In the past, USAID’s tourism projects have seldom been stand-alone projects, but rather have been a component of larger projects — usually focused on economic development or on environmental conservation. Now USAID is increasingly looking toward holistic tourism development activities, from broad policy work down to on-the-ground product development, as larger cross-sectoral projects complete in themselves.

Looking at tourism as a system, which will be discussed in this training, allows us to see where there are gaps, identify entry points for USAID to be most helpful and effective, and understand more clearly how the various components of tourism interact. For example, the tourism industry might need to consider housing for employees if the surrounding community cannot supply the workforce needed and people must travel to work from other communities. A government might need to revise legislation (as Panama just recently did!) to authorize certain conservation finance options so concessions and entry fees can fund park operations. Farmers in a tourism community might need help with crop diversification to provide local fruits and vegetables to tourist lodging and restaurants (this is an issue in northern Mozambique, where foods have to be expensively imported and communities do not benefit).
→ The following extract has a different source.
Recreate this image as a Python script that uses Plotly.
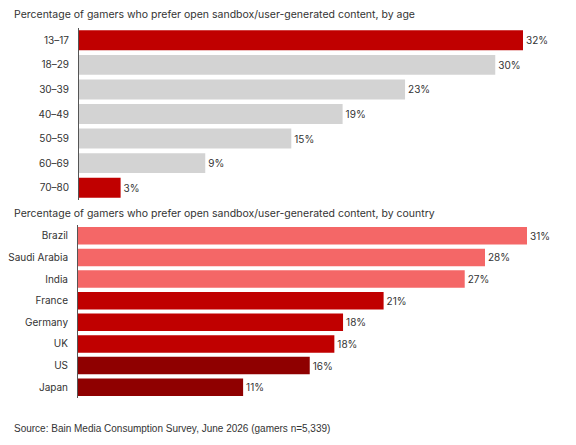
import plotly.graph_objects as go

# age panel (bar lengths, labels as printed)
age_groups = ['13–17', '18–29', '30–39', '40–49', '50–59', '60–69', '70–80']
age_pct = [32, 30, 23.5, 19, 15.3, 9.1, 3]
age_labels = ['32%', '30%', '23%', '19%', '15%', '9%', '3%']
age_colors = ['#C00000', '#D3D3D3', '#D3D3D3', '#D3D3D3', '#D3D3D3', '#D3D3D3', '#C00000']

# country panel
countries = ['Brazil', 'Saudi Arabia', 'India', 'France', 'Germany', 'UK', 'US', 'Japan']
country_pct = [31, 28.1, 26.7, 21.1, 18.3, 17.7, 16, 11.4]
country_labels = ['31%', '28%', '27%', '21%', '18%', '18%', '16%', '11%']
country_colors = ['#F46767', '#F46767', '#F46767', '#C00000', '#C00000', '#C00000', '#8F0000', '#8F0000']

title_age = 'Percentage of gamers who prefer open sandbox/user-generated content, by age'
title_country = 'Percentage of gamers who prefer open sandbox/user-generated content, by country'
source = 'Source: Bain Media Consumption Survey, June 2026 (gamers n=5,339)'

W, H = 576, 445
OFF = 8  # page offset seen in the screenshot
FONT = 'Inter'
TXT = '#333333'


def px_x(x):
    return (x - OFF) / W


def px_y(y):
    return 1 - (y - OFF) / H


fig = go.Figure()

fig.add_trace(go.Bar(
    x=age_pct, y=age_groups, orientation='h',
    marker=dict(color=age_colors, line=dict(width=0)),
    text=age_labels, textposition='outside',
    textfont=dict(size=10, color=TXT, family=FONT),
    cliponaxis=False, xaxis='x', yaxis='y', hoverinfo='skip',
))

fig.add_trace(go.Bar(
    x=country_pct, y=countries, orientation='h',
    marker=dict(color=country_colors, line=dict(width=0)),
    text=country_labels, textposition='outside',
    textfont=dict(size=10, color=TXT, family=FONT),
    cliponaxis=False, xaxis='x2', yaxis='y2', hoverinfo='skip',
))

yax = dict(autorange='reversed', showline=True, linecolor='#555555', linewidth=1,
           ticks='', showgrid=False, zeroline=False, ticklabelstandoff=7,
           tickfont=dict(size=10, color=TXT, family=FONT))
xax = dict(visible=False, showgrid=False, zeroline=False)

fig.update_layout(
    width=W, height=H,
    margin=dict(l=0, r=0, t=0, b=0),
    paper_bgcolor='white', plot_bgcolor='white',
    showlegend=False,
    bargap=0.19,
    font=dict(family=FONT, color=TXT),
    xaxis=dict(xax, domain=[px_x(79), px_x(523)], range=[0, 32], anchor='y'),
    yaxis=dict(yax, domain=[px_y(200), px_y(28)], anchor='x'),
    xaxis2=dict(xax, domain=[px_x(78), px_x(527)], range=[0, 31], anchor='y2'),
    yaxis2=dict(yax, domain=[px_y(398), px_y(225)], anchor='x2'),
    annotations=[
        dict(text=title_age, x=px_x(12), y=px_y(15), xref='paper', yref='paper',
             xanchor='left', yanchor='middle', showarrow=False,
             font=dict(size=10.5, color=TXT, family=FONT)),
        dict(text=title_country, x=px_x(12), y=px_y(213), xref='paper', yref='paper',
             xanchor='left', yanchor='middle', showarrow=False,
             font=dict(size=10.5, color=TXT, family=FONT)),
        dict(text=source, x=px_x(12), y=px_y(428), xref='paper', yref='paper',
             xanchor='left', yanchor='middle', showarrow=False,
             font=dict(size=10, color=TXT, family='Liberation Sans')),
    ],
)

fig.write_html('out.html')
Approaching tourism as a system also provides the opportunity for USAID to work cross-sectorally, approaching tourism development as an inter-disciplinary issue, allowing us to pool scarce resources, to be more effective, and to not miss key elements (such as starting up eco-lodges as a community alternative livelihood without proper business feasibility analysis), which you will hear more about in Modules 4, 5 and 6 — the economic growth and environment sessions.

Some outstanding examples of USAID Tourism activity:

  • Jamaica’s EAST (Environmental Audits for Sustainable Tourism) Project focusing on clean production, environmental systems management and competitiveness in hotels;
  • Bulgaria’s National and Regional Ecotourism Strategy Project for economic growth and community poverty reduction, making it worthwhile for communities to support national parks;
  • Egypt’s Red Sea Project for biodiversity conservation and economic growth; and
  • Namibia’s LIFE (Living in a Finite Environment) Project, which provides a wonderful example of tourism inserted into a larger project to help achieve the larger goals of sustainable natural resources management and the devolution of rights over wildlife to communities.

USAID is well-positioned to provide countries with:

  • tourism-related expertise
  • training and capacity-building, and
  • financing for eligible countries through generation of local currency through debt swap programs or development credit authority.


USAID can also help countries provide a foundation for tourism development by helping them:

  • Establish and implement policies that conserve and enhance natural resources as a priority base for tourism attractions and growth that improves the livelihoods of all citizens.
  • Form cross-sectoral and inter-ministry working groups so several ministries (such as commerce, transportation, environment, education) are involved and support tourism development.
  • Improve a country’s “Doing Business Score” (see the World Bank’s Doing Business 2005 report). Governments can identify, after reviewing their country’s “Doing Business” indicators, where they lag behind and will know what to reform to encourage any business (including tourism) to develop.
  • Work toward providing community access to resources, and to guarantee resource rights such as in land tenure, forest management, and coastal fishing rights, with preference for employment and other income-enhancing opportunities related to tourism.
  • Coordinate donor activities to enhance synergies and cooperation. Many countries convene donor councils.
  • Commit national budget resources to partnerships, conservation, and investment support through infrastructure development.


Host country governments can work with USAID:

  • In a bi-lateral, government-to-government capacity to let the Mission and Regional Office know their needs and priorities, and their interest in tourism development;
  • Eligible countries can work with the Tropical Forest Conservation Act and the Enterprise for the Americas Initiative to relieve certain official debt owed the U.S. Government while at the same time generating funds in local currency to support tropical forest conservation and other environmental conservation activities; and
  • Governments can assist with forming alliances and partnerships with the private sector, other donors, and NGO’s to propose Global Development Alliance projects for funding.

  • In response to increased Mission interest in tourism and requests for assistance, the EGAT Bureau is working with a tourism development coalition and the GDA Secretariat to assemble a global tourism GDA that will serve as a global mechanism for Missions to access the best in sustainable tourism expertise as well as private funding in support of tourism development activities. We are currently processing a proposal received through the GDA Annual Program Statement so stay tuned for more on that — Roberta Hilbruner will have the latest information!


EGAT sponsors the Sustainable Tourism Working Group, of which Roberta is the Chair. This group is overseeing a project that has:

  • Built a database of case studies;
  • Prepared a paper outlining the importance of tourism for development and how it can help USAID meet State/USAID and Millennium Development goals; and
  • Developed tools (including a website) and training (such as this workshop) for Missions to use in designing and managing tourism projects.


I am delighted that you are here to participate in this EGAT-sponsored training. It has been designed to provide an opportunity to exchange ideas, examine what is needed for effective tourism development (such as a framework for engaging in tourism activities and good indicators to measure success), and identify a path forward for furthering tourism development through USAID efforts.